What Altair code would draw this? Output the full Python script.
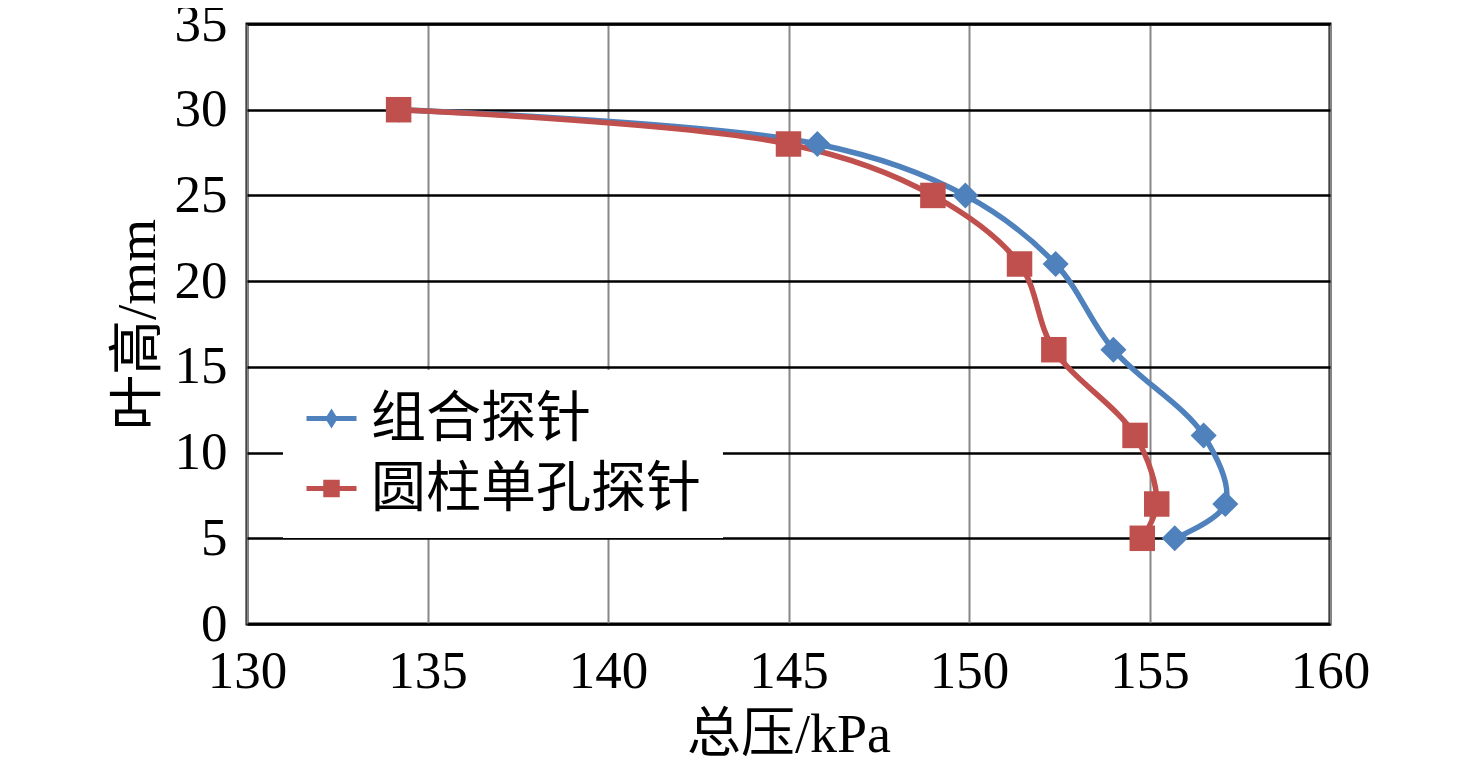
import altair as alt
import pandas as pd

series_names = ["组合探针", "圆柱单孔探针"]
heights = [30, 28, 25, 21, 16, 11, 7, 5]
blue_x = [134.2, 145.8, 149.9, 152.4, 154.0, 156.5, 157.1, 155.7]
red_x = [134.2, 145.0, 149.0, 151.4, 152.35, 154.6, 155.2, 154.8]
x_ticks = [130, 135, 140, 145, 150, 155, 160]
y_ticks = [0, 5, 10, 15, 20, 25, 30, 35]
colors = ["#4F81BD", "#C0504D"]

rows = []
for i, (h, v) in enumerate(zip(heights, blue_x)):
    rows.append({"series": series_names[0], "x": v, "y": h, "idx": i})
for i, (h, v) in enumerate(zip(heights, red_x)):
    rows.append({"series": series_names[1], "x": v, "y": h, "idx": i})
df = pd.DataFrame(rows)

FONT = "Liberation Serif, Times New Roman, Noto Sans CJK SC"

xenc = alt.X("x:Q", scale=alt.Scale(domain=[130, 160], nice=False, zero=False),
             axis=alt.Axis(values=x_ticks, title="总压/kPa", grid=True, gridColor="#888888",
                           gridWidth=2, ticks=False, domain=False, labelFont=FONT,
                           labelFontSize=53, labelColor="black", labelPadding=21,
                           titleFont=FONT, titleFontSize=54, titleFontWeight="normal",
                           titleColor="black", titlePadding=10, labelFlush=False))
yenc = alt.Y("y:Q", scale=alt.Scale(domain=[0, 35], nice=False, zero=False),
             axis=alt.Axis(values=y_ticks, title="叶高/mm", grid=True, gridColor="black",
                           gridWidth=2.5, ticks=False, domain=False, labelFont=FONT,
                           labelFontSize=53, labelColor="black", labelPadding=20,
                           titleFont=FONT, titleFontSize=55, titleFontWeight="normal",
                           titleColor="black", titlePadding=8, labelFlush=False))

diamond_path = "M-1,-0.1L1,-0.1L1,0.1L-1,0.1Z M0,-0.4L0.25,0L0,0.4L-0.25,0Z"
square_path = "M-1,-0.1L1,-0.1L1,0.1L-1,0.1Z M-0.33,-0.35L0.33,-0.35L0.33,0.35L-0.33,0.35Z"
shape_expr = "datum.value === '%s' ? '%s' : '%s'" % (series_names[0], diamond_path, square_path)
fill_expr = "datum.value === '%s' ? '%s' : '%s'" % (series_names[0], colors[0], colors[1])

leg = alt.Legend(
    title=None, orient="none", legendX=36, legendY=346, fillColor="white", padding=21,
    labelFontSize=55, labelFont=FONT, labelColor="black", symbolSize=2500,
    rowPadding=14, labelOffset=12, labelLimit=700,
    symbolType={"expr": shape_expr},
    symbolFillColor={"expr": fill_expr},
    symbolStrokeColor={"expr": fill_expr},
    symbolStrokeWidth=0,
)

base = alt.Chart(df)

lines = base.mark_line(strokeWidth=5.5, interpolate="catmull-rom").encode(
    x=xenc, y=yenc,
    color=alt.Color("series:N", scale=alt.Scale(domain=series_names, range=colors), legend=leg),
    order=alt.Order("idx:Q"),
)

blue_pts = base.transform_filter(alt.datum.series == series_names[0]).mark_point(
    shape="diamond", filled=True, size=680, opacity=1, color=colors[0]
).encode(x=xenc, y=yenc)

red_pts = base.transform_filter(alt.datum.series == series_names[1]).mark_point(
    shape="square", filled=True, size=650, opacity=1, color=colors[1]
).encode(x=xenc, y=yenc)

chart = alt.layer(lines, blue_pts, red_pts).properties(
    width=1083, height=600,
    autosize=alt.AutoSizeParams(type="none"),
    padding={"left": 239, "top": 16, "right": 130, "bottom": 140},
    background="white",
).configure_view(stroke="black", strokeWidth=3)

chart.save("out.html", embed_options={"renderer": "svg", "actions": False})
============
What is expected — Write out exactly the lines between the start of the data and the line with "(series_names[0], colors[0], colors[1])", including both, but none of the pictures.

Solution for this exercise —
What Altair code would draw this? Output the full Python script.
import altair as alt
import pandas as pd

series_names = ["组合探针", "圆柱单孔探针"]
heights = [30, 28, 25, 21, 16, 11, 7, 5]
blue_x = [134.2, 145.8, 149.9, 152.4, 154.0, 156.5, 157.1, 155.7]
red_x = [134.2, 145.0, 149.0, 151.4, 152.35, 154.6, 155.2, 154.8]
x_ticks = [130, 135, 140, 145, 150, 155, 160]
y_ticks = [0, 5, 10, 15, 20, 25, 30, 35]
colors = ["#4F81BD", "#C0504D"]

rows = []
for i, (h, v) in enumerate(zip(heights, blue_x)):
    rows.append({"series": series_names[0], "x": v, "y": h, "idx": i})
for i, (h, v) in enumerate(zip(heights, red_x)):
    rows.append({"series": series_names[1], "x": v, "y": h, "idx": i})
df = pd.DataFrame(rows)

FONT = "Liberation Serif, Times New Roman, Noto Sans CJK SC"

xenc = alt.X("x:Q", scale=alt.Scale(domain=[130, 160], nice=False, zero=False),
             axis=alt.Axis(values=x_ticks, title="总压/kPa", grid=True, gridColor="#888888",
                           gridWidth=2, ticks=False, domain=False, labelFont=FONT,
                           labelFontSize=53, labelColor="black", labelPadding=21,
                           titleFont=FONT, titleFontSize=54, titleFontWeight="normal",
                           titleColor="black", titlePadding=10, labelFlush=False))
yenc = alt.Y("y:Q", scale=alt.Scale(domain=[0, 35], nice=False, zero=False),
             axis=alt.Axis(values=y_ticks, title="叶高/mm", grid=True, gridColor="black",
                           gridWidth=2.5, ticks=False, domain=False, labelFont=FONT,
                           labelFontSize=53, labelColor="black", labelPadding=20,
                           titleFont=FONT, titleFontSize=55, titleFontWeight="normal",
                           titleColor="black", titlePadding=8, labelFlush=False))

diamond_path = "M-1,-0.1L1,-0.1L1,0.1L-1,0.1Z M0,-0.4L0.25,0L0,0.4L-0.25,0Z"
square_path = "M-1,-0.1L1,-0.1L1,0.1L-1,0.1Z M-0.33,-0.35L0.33,-0.35L0.33,0.35L-0.33,0.35Z"
shape_expr = "datum.value === '%s' ? '%s' : '%s'" % (series_names[0], diamond_path, square_path)
fill_expr = "datum.value === '%s' ? '%s' : '%s'" % (series_names[0], colors[0], colors[1])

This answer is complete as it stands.